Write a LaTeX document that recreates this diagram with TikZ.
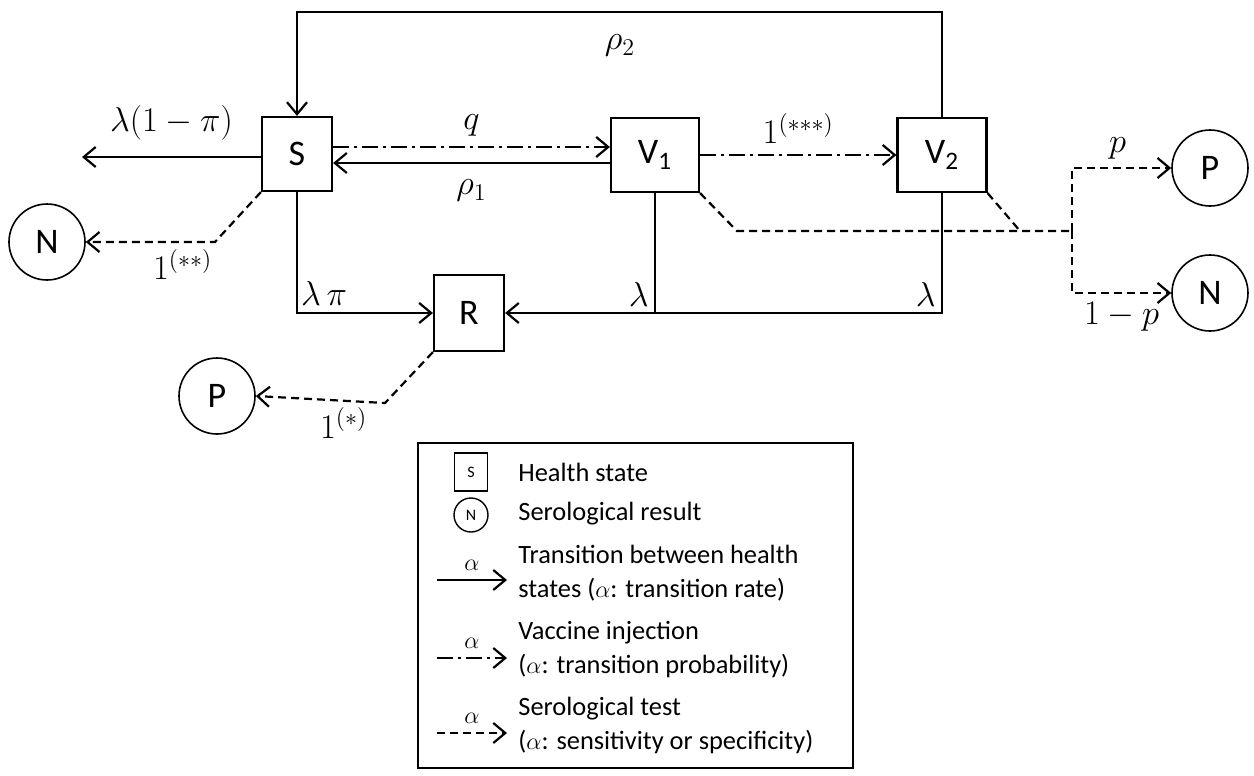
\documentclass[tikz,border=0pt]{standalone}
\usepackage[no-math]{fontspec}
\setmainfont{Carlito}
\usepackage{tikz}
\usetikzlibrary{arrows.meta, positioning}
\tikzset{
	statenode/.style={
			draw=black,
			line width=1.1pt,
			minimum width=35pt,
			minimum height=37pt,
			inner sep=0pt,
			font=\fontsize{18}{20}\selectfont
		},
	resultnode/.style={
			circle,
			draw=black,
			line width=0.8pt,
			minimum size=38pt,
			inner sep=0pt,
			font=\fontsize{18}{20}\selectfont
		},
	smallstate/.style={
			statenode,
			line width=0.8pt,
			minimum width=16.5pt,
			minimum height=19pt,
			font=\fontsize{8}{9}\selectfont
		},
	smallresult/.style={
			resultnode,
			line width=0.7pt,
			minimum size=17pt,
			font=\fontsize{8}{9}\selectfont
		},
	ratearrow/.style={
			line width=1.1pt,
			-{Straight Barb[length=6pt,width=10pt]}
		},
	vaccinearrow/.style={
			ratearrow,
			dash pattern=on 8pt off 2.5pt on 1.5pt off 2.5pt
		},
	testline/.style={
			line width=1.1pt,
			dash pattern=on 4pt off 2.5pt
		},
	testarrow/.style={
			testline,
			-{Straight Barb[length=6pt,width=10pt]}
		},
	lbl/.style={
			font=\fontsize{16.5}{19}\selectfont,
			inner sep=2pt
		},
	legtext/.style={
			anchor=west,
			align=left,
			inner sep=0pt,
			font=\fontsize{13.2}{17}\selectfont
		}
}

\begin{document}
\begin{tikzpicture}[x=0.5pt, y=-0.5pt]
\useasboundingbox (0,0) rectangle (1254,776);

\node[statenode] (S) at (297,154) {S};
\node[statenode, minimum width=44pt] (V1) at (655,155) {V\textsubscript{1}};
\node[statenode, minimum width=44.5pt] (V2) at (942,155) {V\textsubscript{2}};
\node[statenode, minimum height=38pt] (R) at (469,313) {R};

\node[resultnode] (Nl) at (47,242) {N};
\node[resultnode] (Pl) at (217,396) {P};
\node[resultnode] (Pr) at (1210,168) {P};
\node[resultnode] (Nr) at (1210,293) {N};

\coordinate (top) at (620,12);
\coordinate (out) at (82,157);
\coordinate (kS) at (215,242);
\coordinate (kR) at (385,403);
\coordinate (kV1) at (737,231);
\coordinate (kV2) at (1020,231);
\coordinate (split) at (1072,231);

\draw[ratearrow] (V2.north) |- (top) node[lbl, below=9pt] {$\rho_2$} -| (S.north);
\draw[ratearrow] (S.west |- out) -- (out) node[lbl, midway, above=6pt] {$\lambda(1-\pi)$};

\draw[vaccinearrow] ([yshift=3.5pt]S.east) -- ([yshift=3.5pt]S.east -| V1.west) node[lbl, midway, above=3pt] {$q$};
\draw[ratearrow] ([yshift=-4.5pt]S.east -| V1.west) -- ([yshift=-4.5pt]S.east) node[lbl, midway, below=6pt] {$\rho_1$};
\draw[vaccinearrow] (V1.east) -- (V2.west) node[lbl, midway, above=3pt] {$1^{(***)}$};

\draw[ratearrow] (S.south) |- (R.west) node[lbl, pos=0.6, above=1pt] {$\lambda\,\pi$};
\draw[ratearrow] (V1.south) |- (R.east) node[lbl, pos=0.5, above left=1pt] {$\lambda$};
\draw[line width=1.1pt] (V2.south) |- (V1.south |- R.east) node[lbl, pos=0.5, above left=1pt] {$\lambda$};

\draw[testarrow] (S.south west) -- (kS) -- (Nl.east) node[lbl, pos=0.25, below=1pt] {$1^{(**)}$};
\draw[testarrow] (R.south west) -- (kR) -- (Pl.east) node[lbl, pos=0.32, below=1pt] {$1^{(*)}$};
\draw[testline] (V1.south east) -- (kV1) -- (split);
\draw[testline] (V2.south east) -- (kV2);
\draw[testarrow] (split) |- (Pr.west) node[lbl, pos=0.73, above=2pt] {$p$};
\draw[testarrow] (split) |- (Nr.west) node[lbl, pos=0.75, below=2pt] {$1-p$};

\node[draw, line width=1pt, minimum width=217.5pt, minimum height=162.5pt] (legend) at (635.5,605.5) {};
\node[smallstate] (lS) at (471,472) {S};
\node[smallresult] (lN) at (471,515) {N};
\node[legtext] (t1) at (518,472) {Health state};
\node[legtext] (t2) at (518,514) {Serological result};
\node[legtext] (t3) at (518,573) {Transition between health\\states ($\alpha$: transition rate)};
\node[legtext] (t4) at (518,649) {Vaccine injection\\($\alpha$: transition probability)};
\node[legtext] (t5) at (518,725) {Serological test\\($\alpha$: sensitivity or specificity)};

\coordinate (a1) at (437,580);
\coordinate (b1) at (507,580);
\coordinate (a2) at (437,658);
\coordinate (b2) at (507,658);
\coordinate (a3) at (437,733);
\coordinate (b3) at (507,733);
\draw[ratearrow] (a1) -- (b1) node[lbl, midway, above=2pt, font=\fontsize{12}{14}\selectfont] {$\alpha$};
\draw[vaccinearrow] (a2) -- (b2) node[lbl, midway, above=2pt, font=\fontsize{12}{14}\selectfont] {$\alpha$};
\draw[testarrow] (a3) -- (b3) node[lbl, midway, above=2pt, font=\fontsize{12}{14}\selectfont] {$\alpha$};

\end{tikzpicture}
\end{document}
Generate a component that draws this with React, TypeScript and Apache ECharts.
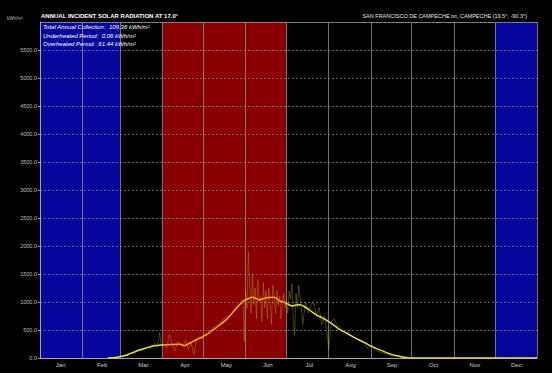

Problem description.
Quote the data above in full, leaving out the pictures it holds.

The reply.
Write a LaTeX document that recreates this diagram with TikZ.
\documentclass[tikz,border=0pt]{standalone}
\usepackage[no-math]{fontspec}
\setmainfont{Carlito}
\usepackage{tikz}
\usetikzlibrary{arrows.meta, positioning}
\tikzset{
	statenode/.style={
			draw=black,
			line width=1.1pt,
			minimum width=35pt,
			minimum height=37pt,
			inner sep=0pt,
			font=\fontsize{18}{20}\selectfont
		},
	resultnode/.style={
			circle,
			draw=black,
			line width=0.8pt,
			minimum size=38pt,
			inner sep=0pt,
			font=\fontsize{18}{20}\selectfont
		},
	smallstate/.style={
			statenode,
			line width=0.8pt,
			minimum width=16.5pt,
			minimum height=19pt,
			font=\fontsize{8}{9}\selectfont
		},
	smallresult/.style={
			resultnode,
			line width=0.7pt,
			minimum size=17pt,
			font=\fontsize{8}{9}\selectfont
		},
	ratearrow/.style={
			line width=1.1pt,
			-{Straight Barb[length=6pt,width=10pt]}
		},
	vaccinearrow/.style={
			ratearrow,
			dash pattern=on 8pt off 2.5pt on 1.5pt off 2.5pt
		},
	testline/.style={
			line width=1.1pt,
			dash pattern=on 4pt off 2.5pt
		},
	testarrow/.style={
			testline,
			-{Straight Barb[length=6pt,width=10pt]}
		},
	lbl/.style={
			font=\fontsize{16.5}{19}\selectfont,
			inner sep=2pt
		},
	legtext/.style={
			anchor=west,
			align=left,
			inner sep=0pt,
			font=\fontsize{13.2}{17}\selectfont
		}
}

\begin{document}
\begin{tikzpicture}[x=0.5pt, y=-0.5pt]
\useasboundingbox (0,0) rectangle (1254,776);

\node[statenode] (S) at (297,154) {S};
\node[statenode, minimum width=44pt] (V1) at (655,155) {V\textsubscript{1}};
\node[statenode, minimum width=44.5pt] (V2) at (942,155) {V\textsubscript{2}};
\node[statenode, minimum height=38pt] (R) at (469,313) {R};

\node[resultnode] (Nl) at (47,242) {N};
\node[resultnode] (Pl) at (217,396) {P};
\node[resultnode] (Pr) at (1210,168) {P};
\node[resultnode] (Nr) at (1210,293) {N};

\coordinate (top) at (620,12);
\coordinate (out) at (82,157);
\coordinate (kS) at (215,242);
\coordinate (kR) at (385,403);
\coordinate (kV1) at (737,231);
\coordinate (kV2) at (1020,231);
\coordinate (split) at (1072,231);

\draw[ratearrow] (V2.north) |- (top) node[lbl, below=9pt] {$\rho_2$} -| (S.north);
\draw[ratearrow] (S.west |- out) -- (out) node[lbl, midway, above=6pt] {$\lambda(1-\pi)$};

\draw[vaccinearrow] ([yshift=3.5pt]S.east) -- ([yshift=3.5pt]S.east -| V1.west) node[lbl, midway, above=3pt] {$q$};
\draw[ratearrow] ([yshift=-4.5pt]S.east -| V1.west) -- ([yshift=-4.5pt]S.east) node[lbl, midway, below=6pt] {$\rho_1$};
\draw[vaccinearrow] (V1.east) -- (V2.west) node[lbl, midway, above=3pt] {$1^{(***)}$};

\draw[ratearrow] (S.south) |- (R.west) node[lbl, pos=0.6, above=1pt] {$\lambda\,\pi$};
\draw[ratearrow] (V1.south) |- (R.east) node[lbl, pos=0.5, above left=1pt] {$\lambda$};
\draw[line width=1.1pt] (V2.south) |- (V1.south |- R.east) node[lbl, pos=0.5, above left=1pt] {$\lambda$};

\draw[testarrow] (S.south west) -- (kS) -- (Nl.east) node[lbl, pos=0.25, below=1pt] {$1^{(**)}$};
\draw[testarrow] (R.south west) -- (kR) -- (Pl.east) node[lbl, pos=0.32, below=1pt] {$1^{(*)}$};
\draw[testline] (V1.south east) -- (kV1) -- (split);
\draw[testline] (V2.south east) -- (kV2);
\draw[testarrow] (split) |- (Pr.west) node[lbl, pos=0.73, above=2pt] {$p$};
\draw[testarrow] (split) |- (Nr.west) node[lbl, pos=0.75, below=2pt] {$1-p$};

\node[draw, line width=1pt, minimum width=217.5pt, minimum height=162.5pt] (legend) at (635.5,605.5) {};
\node[smallstate] (lS) at (471,472) {S};
\node[smallresult] (lN) at (471,515) {N};
\node[legtext] (t1) at (518,472) {Health state};
\node[legtext] (t2) at (518,514) {Serological result};
\node[legtext] (t3) at (518,573) {Transition between health\\states ($\alpha$: transition rate)};
\node[legtext] (t4) at (518,649) {Vaccine injection\\($\alpha$: transition probability)};
\node[legtext] (t5) at (518,725) {Serological test\\($\alpha$: sensitivity or specificity)};

\coordinate (a1) at (437,580);
\coordinate (b1) at (507,580);
\coordinate (a2) at (437,658);
\coordinate (b2) at (507,658);
\coordinate (a3) at (437,733);
\coordinate (b3) at (507,733);
\draw[ratearrow] (a1) -- (b1) node[lbl, midway, above=2pt, font=\fontsize{12}{14}\selectfont] {$\alpha$};
\draw[vaccinearrow] (a2) -- (b2) node[lbl, midway, above=2pt, font=\fontsize{12}{14}\selectfont] {$\alpha$};
\draw[testarrow] (a3) -- (b3) node[lbl, midway, above=2pt, font=\fontsize{12}{14}\selectfont] {$\alpha$};

\end{tikzpicture}
\end{document}
Generate a component that draws this with React, TypeScript and Apache ECharts.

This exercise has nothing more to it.